This Day in History: June 7

Michael Skakel, nephew of the late Sen. Robert F. Kennedy, is convicted of the 1975 murder of Martha Moxley, Skakel’s 15-year-old neighbor

On this day, June 7 …

2002: A Norwalk, Conn., Superior Court jury convicts Michael Skakel, nephew of the late Sen. Robert F. Kennedy, in the 1975 murder of Martha Moxley, Skakel’s 15-year-old neighbor, after four days of deliberations. (Skakel's conviction would be vacated in 2018 by the Connecticut Supreme Court, which ruled that his attorney had deprived him of a fair trial by failing to call an alibi witness.)

Also on this day:

  • 1769: Daniel Boone begins to explore present-day Kentucky.
  • 1892: Homer Plessy, a "Creole of color," is arrested for refusing to leave a Whites-only car of the East Louisiana Railroad. (Ruling on his case, the U.S. Supreme Court upholds "separate but equal" racial segregation, a concept it would renounce in 1954.)
  • 1965: The U.S. Supreme Court, in Griswold v.
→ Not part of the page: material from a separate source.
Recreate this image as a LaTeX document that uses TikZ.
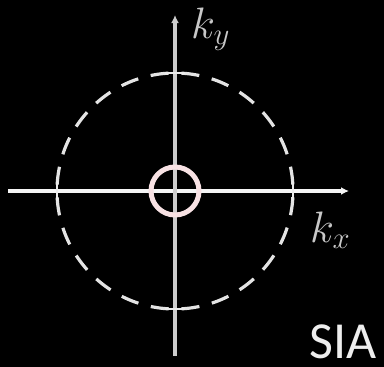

Connecticut, strikes down, 7-2, a Connecticut law used to prosecute a Planned Parenthood clinic in New Haven for providing contraceptives to married couples
  • 1993: The U.S. Supreme Court rules that religious groups could sometimes meet on school property after hours.
  • 1993: Ground is broken for the Rock & Roll Hall of Fame in Cleveland.
  • 1998: In a hate crime that stuns the nation, James Byrd Jr., a 49-year-old Black man, is hooked by a chain to a pickup truck and dragged to his death in Jasper, Texas. (Two White men would be sentenced to death; Lawrence Russell Brewer would be executed in 2011, and John William King would be executed in April 2019. A third defendant, Shawn Berry, would receive life with the possibility of parole.)